Can't-Miss Austin Bands at SXSW
Blushing
From the Indigo Girls to a celestial, Cocteau Twins-infused shoegaze comer
By Libby Webster, Fri., March 8, 2019
In the beginning, Michelle Soto's melodies were trapped in her head.
"I had no experience with electric instruments," the Blushing guitarist/songwriter explains of her 2015 mindset. "What was so frustrating was that I had these songs I wanted to write, but I had all these barriers to actually make this music: 'I'm not good at guitar, I can't sing.'"
Then, she approached longtime friend and classically trained singer Christina Carmona. Blushing thus began as an acoustic duo, but the early living room sessions yielded more Indigo Girls and less the celestial, Cocteau Twins-infused shoegaze they pummel now. Carmona picked up bass, and in 2016 they added their husbands to the lineup. Jake Soto's years of drumming in hardcore bands and Noe Carmona's expertise on guitar rounded out the quartet's thundering wall of sound.
The band found an early supporter in Cheer Up Charlies booker Trish Connelly, who booked Blushing's first gig in 2017. They quickly became omnipresent locally, churning out two EPs while their debut LP, recorded and produced by Ringo Deathstarr's Elliott Frazier, is due later this year. Blushing's name now appears constantly on Austin bills, their live sets an intensified version of the studio work.

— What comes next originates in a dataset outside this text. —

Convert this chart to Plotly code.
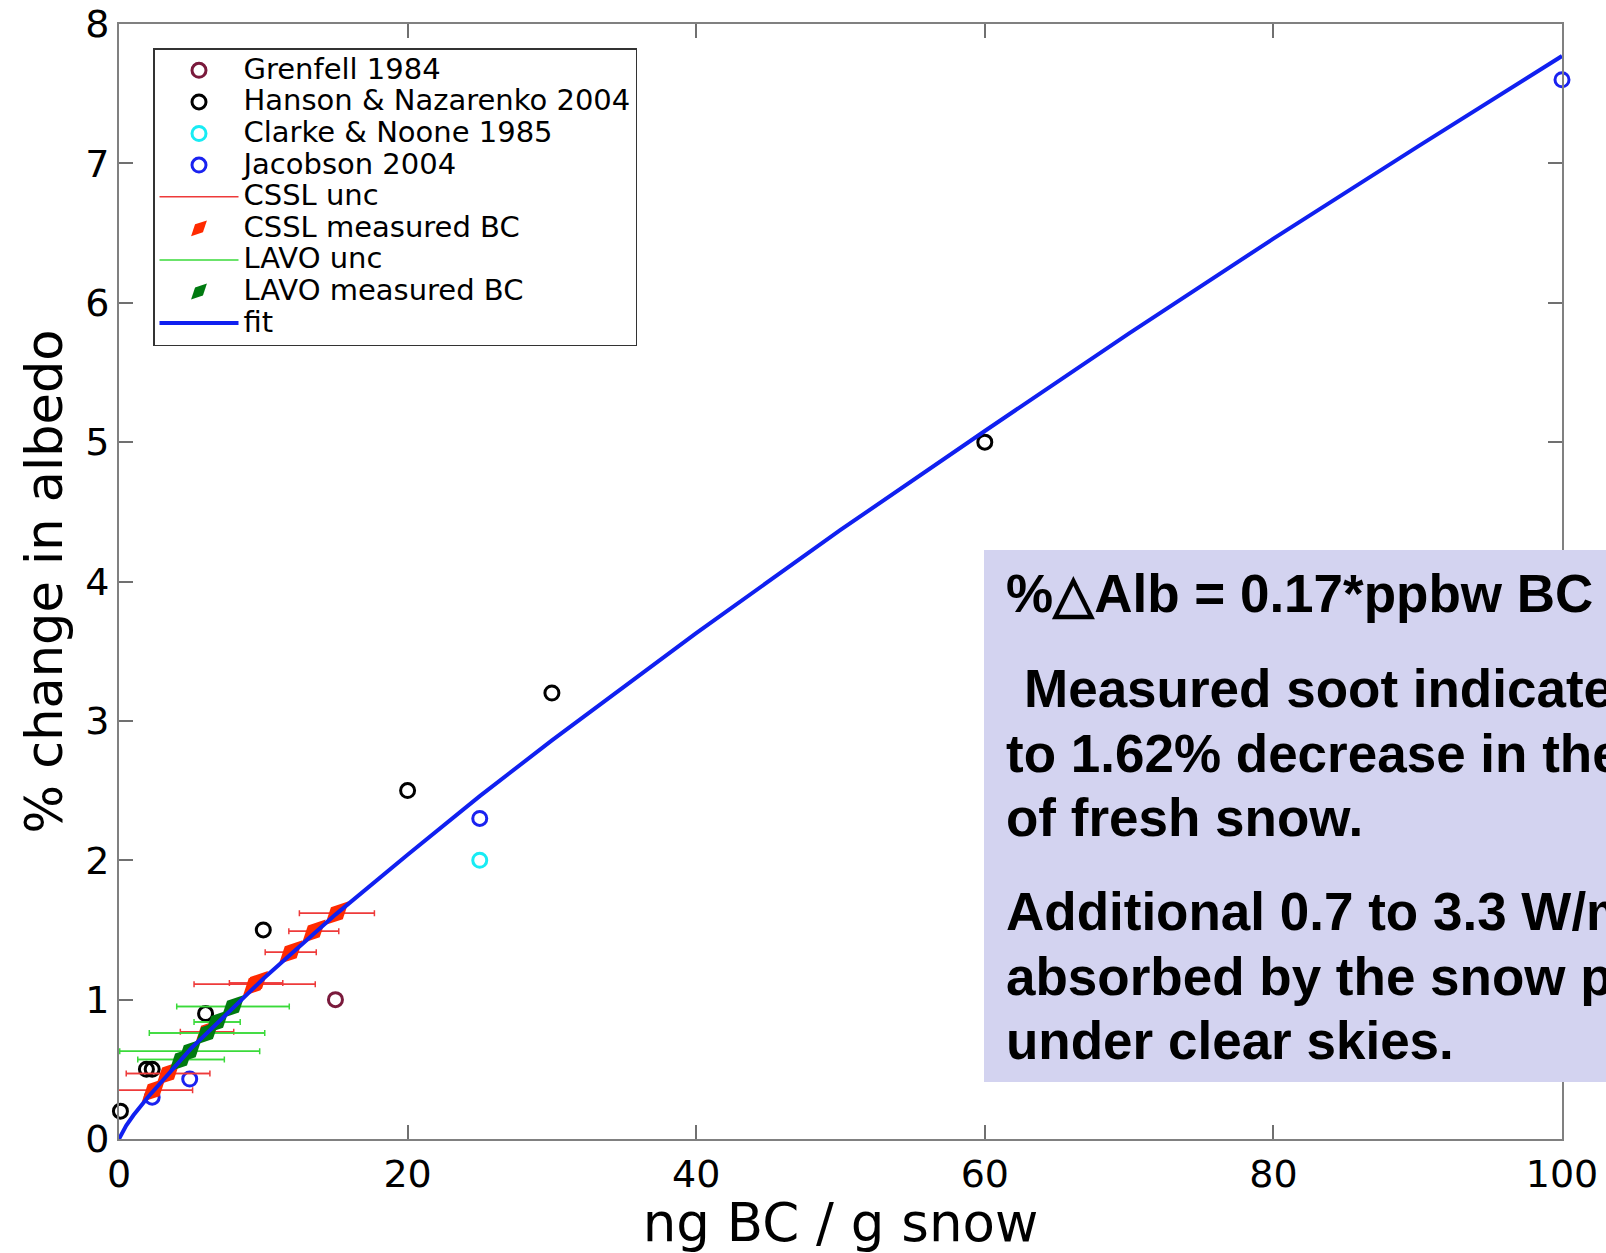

"I grew up playing the piano and violin," says Carmona. "When I plugged the bass into the amp, I was like, 'Whoa, this is so much power!' We wanted to play into that."
Blushing's tactile sound blossoms from a juxtaposition of gutsiness: Carmona's break from the rigidity of classical training and Soto's innate composing from an untrained background. The former admires the latter's intuitive approach.
"When you don't have a whole lot of knowledge in a subject, you're not afraid to make mistakes," Carmona says. "You don't know what the mistakes are, so you don't limit yourself."